### STATED GOAL
Only the pictures are left out: repeat the rest of the entries exactly.

### ENTRIES SUPPLIED
* start *

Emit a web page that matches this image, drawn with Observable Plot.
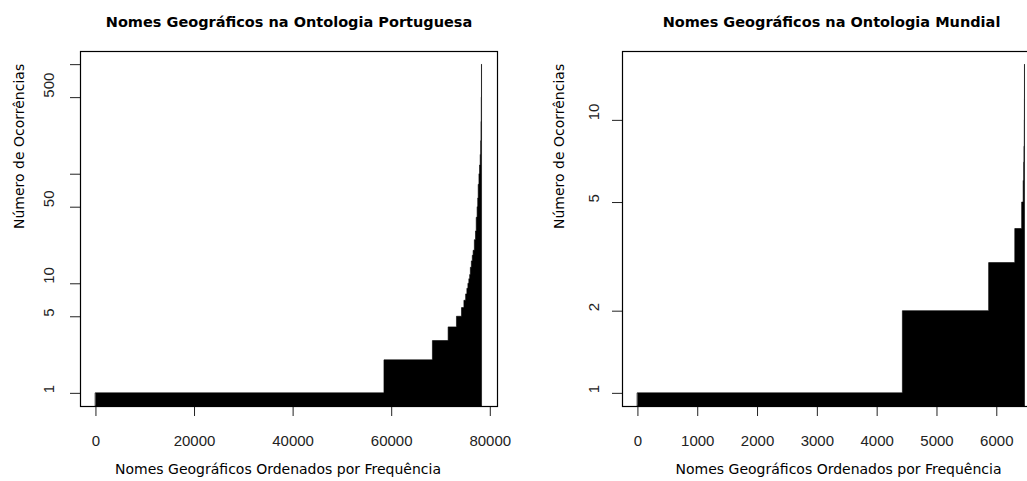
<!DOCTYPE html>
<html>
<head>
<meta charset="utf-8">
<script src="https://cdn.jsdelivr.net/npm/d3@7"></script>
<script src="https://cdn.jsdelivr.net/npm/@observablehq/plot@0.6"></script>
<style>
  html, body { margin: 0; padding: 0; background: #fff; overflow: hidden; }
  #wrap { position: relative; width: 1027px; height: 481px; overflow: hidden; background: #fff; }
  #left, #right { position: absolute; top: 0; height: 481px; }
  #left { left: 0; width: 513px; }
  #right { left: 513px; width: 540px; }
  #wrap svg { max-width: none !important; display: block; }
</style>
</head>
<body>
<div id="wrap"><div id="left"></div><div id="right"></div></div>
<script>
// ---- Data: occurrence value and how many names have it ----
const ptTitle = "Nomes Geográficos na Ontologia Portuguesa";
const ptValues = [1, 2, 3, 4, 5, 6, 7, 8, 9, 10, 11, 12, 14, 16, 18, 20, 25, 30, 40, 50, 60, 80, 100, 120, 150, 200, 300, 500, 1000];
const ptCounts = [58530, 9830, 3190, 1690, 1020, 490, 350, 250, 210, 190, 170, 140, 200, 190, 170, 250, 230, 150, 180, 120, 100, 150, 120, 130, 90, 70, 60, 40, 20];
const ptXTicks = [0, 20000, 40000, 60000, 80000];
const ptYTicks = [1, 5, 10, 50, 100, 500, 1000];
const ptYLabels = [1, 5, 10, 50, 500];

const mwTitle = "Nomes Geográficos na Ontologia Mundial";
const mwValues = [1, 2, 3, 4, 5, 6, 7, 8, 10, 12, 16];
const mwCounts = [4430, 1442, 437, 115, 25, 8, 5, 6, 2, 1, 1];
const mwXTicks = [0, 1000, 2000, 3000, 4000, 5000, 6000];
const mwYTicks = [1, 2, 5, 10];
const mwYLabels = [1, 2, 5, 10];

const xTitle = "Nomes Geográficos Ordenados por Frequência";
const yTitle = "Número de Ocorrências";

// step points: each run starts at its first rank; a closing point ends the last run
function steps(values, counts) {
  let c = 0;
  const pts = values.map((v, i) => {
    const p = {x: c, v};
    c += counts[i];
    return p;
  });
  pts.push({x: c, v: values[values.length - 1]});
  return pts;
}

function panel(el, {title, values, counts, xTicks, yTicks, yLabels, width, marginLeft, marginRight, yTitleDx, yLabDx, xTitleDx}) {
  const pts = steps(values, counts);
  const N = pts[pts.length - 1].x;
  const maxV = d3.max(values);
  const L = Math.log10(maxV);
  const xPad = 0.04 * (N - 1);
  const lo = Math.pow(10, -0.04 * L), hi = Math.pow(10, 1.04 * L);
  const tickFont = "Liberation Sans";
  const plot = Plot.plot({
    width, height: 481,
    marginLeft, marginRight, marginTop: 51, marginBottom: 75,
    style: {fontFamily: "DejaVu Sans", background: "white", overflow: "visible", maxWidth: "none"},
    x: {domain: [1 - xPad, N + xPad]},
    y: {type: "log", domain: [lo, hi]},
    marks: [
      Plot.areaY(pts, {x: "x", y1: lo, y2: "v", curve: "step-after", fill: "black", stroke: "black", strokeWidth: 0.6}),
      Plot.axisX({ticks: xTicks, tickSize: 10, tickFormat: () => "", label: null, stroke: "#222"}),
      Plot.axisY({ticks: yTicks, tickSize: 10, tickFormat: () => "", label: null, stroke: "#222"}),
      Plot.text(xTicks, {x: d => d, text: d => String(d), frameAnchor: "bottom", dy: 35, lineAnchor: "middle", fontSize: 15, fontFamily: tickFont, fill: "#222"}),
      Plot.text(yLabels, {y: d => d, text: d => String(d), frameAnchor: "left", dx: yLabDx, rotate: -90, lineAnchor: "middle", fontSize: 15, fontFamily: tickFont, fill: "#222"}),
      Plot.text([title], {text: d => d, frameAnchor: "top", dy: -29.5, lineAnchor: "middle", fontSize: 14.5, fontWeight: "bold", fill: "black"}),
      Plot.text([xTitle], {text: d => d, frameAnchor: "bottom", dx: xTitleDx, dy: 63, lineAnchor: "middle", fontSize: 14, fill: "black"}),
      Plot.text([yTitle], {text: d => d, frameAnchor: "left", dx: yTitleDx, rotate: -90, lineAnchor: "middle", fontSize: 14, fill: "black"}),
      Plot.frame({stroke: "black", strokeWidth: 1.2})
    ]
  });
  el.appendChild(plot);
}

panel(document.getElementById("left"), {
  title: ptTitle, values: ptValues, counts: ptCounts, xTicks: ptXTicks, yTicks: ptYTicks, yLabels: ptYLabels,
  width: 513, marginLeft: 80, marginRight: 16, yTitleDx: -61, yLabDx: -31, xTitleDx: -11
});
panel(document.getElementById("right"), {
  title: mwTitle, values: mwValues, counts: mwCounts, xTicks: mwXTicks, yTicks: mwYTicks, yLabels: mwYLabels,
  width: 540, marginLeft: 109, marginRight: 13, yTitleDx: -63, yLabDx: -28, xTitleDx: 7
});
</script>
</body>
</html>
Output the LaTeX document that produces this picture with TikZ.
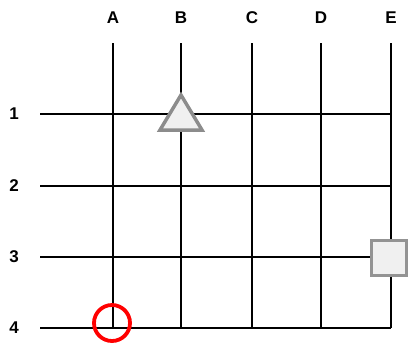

* end *

### RESPONSE BELOW
Emit a web page that matches this image, drawn with Observable Plot.
<!DOCTYPE html>
<html>
<head>
<meta charset="utf-8">
<script src="https://cdn.jsdelivr.net/npm/d3@7"></script>
<script src="https://cdn.jsdelivr.net/npm/@observablehq/plot@0.6"></script>
<style>
  html, body { margin: 0; padding: 0; background: #fff; overflow: hidden; }
  #wrap { position: relative; width: 1027px; height: 481px; overflow: hidden; background: #fff; }
  #left, #right { position: absolute; top: 0; height: 481px; }
  #left { left: 0; width: 513px; }
  #right { left: 513px; width: 540px; }
  #wrap svg { max-width: none !important; display: block; }
</style>
</head>
<body>
<div id="wrap"><div id="left"></div><div id="right"></div></div>
<script>
// ---- Data: occurrence value and how many names have it ----
const ptTitle = "Nomes Geográficos na Ontologia Portuguesa";
const ptValues = [1, 2, 3, 4, 5, 6, 7, 8, 9, 10, 11, 12, 14, 16, 18, 20, 25, 30, 40, 50, 60, 80, 100, 120, 150, 200, 300, 500, 1000];
const ptCounts = [58530, 9830, 3190, 1690, 1020, 490, 350, 250, 210, 190, 170, 140, 200, 190, 170, 250, 230, 150, 180, 120, 100, 150, 120, 130, 90, 70, 60, 40, 20];
const ptXTicks = [0, 20000, 40000, 60000, 80000];
const ptYTicks = [1, 5, 10, 50, 100, 500, 1000];
const ptYLabels = [1, 5, 10, 50, 500];

const mwTitle = "Nomes Geográficos na Ontologia Mundial";
const mwValues = [1, 2, 3, 4, 5, 6, 7, 8, 10, 12, 16];
const mwCounts = [4430, 1442, 437, 115, 25, 8, 5, 6, 2, 1, 1];
const mwXTicks = [0, 1000, 2000, 3000, 4000, 5000, 6000];
const mwYTicks = [1, 2, 5, 10];
const mwYLabels = [1, 2, 5, 10];

const xTitle = "Nomes Geográficos Ordenados por Frequência";
const yTitle = "Número de Ocorrências";

// step points: each run starts at its first rank; a closing point ends the last run
function steps(values, counts) {
  let c = 0;
  const pts = values.map((v, i) => {
    const p = {x: c, v};
    c += counts[i];
    return p;
  });
  pts.push({x: c, v: values[values.length - 1]});
  return pts;
}

function panel(el, {title, values, counts, xTicks, yTicks, yLabels, width, marginLeft, marginRight, yTitleDx, yLabDx, xTitleDx}) {
  const pts = steps(values, counts);
  const N = pts[pts.length - 1].x;
  const maxV = d3.max(values);
  const L = Math.log10(maxV);
  const xPad = 0.04 * (N - 1);
  const lo = Math.pow(10, -0.04 * L), hi = Math.pow(10, 1.04 * L);
  const tickFont = "Liberation Sans";
  const plot = Plot.plot({
    width, height: 481,
    marginLeft, marginRight, marginTop: 51, marginBottom: 75,
    style: {fontFamily: "DejaVu Sans", background: "white", overflow: "visible", maxWidth: "none"},
    x: {domain: [1 - xPad, N + xPad]},
    y: {type: "log", domain: [lo, hi]},
    marks: [
      Plot.areaY(pts, {x: "x", y1: lo, y2: "v", curve: "step-after", fill: "black", stroke: "black", strokeWidth: 0.6}),
      Plot.axisX({ticks: xTicks, tickSize: 10, tickFormat: () => "", label: null, stroke: "#222"}),
      Plot.axisY({ticks: yTicks, tickSize: 10, tickFormat: () => "", label: null, stroke: "#222"}),
      Plot.text(xTicks, {x: d => d, text: d => String(d), frameAnchor: "bottom", dy: 35, lineAnchor: "middle", fontSize: 15, fontFamily: tickFont, fill: "#222"}),
      Plot.text(yLabels, {y: d => d, text: d => String(d), frameAnchor: "left", dx: yLabDx, rotate: -90, lineAnchor: "middle", fontSize: 15, fontFamily: tickFont, fill: "#222"}),
      Plot.text([title], {text: d => d, frameAnchor: "top", dy: -29.5, lineAnchor: "middle", fontSize: 14.5, fontWeight: "bold", fill: "black"}),
      Plot.text([xTitle], {text: d => d, frameAnchor: "bottom", dx: xTitleDx, dy: 63, lineAnchor: "middle", fontSize: 14, fill: "black"}),
      Plot.text([yTitle], {text: d => d, frameAnchor: "left", dx: yTitleDx, rotate: -90, lineAnchor: "middle", fontSize: 14, fill: "black"}),
      Plot.frame({stroke: "black", strokeWidth: 1.2})
    ]
  });
  el.appendChild(plot);
}

panel(document.getElementById("left"), {
  title: ptTitle, values: ptValues, counts: ptCounts, xTicks: ptXTicks, yTicks: ptYTicks, yLabels: ptYLabels,
  width: 513, marginLeft: 80, marginRight: 16, yTitleDx: -61, yLabDx: -31, xTitleDx: -11
});
panel(document.getElementById("right"), {
  title: mwTitle, values: mwValues, counts: mwCounts, xTicks: mwXTicks, yTicks: mwYTicks, yLabels: mwYLabels,
  width: 540, marginLeft: 109, marginRight: 13, yTitleDx: -63, yLabDx: -28, xTitleDx: 7
});
</script>
</body>
</html>
Output the LaTeX document that produces this picture with TikZ.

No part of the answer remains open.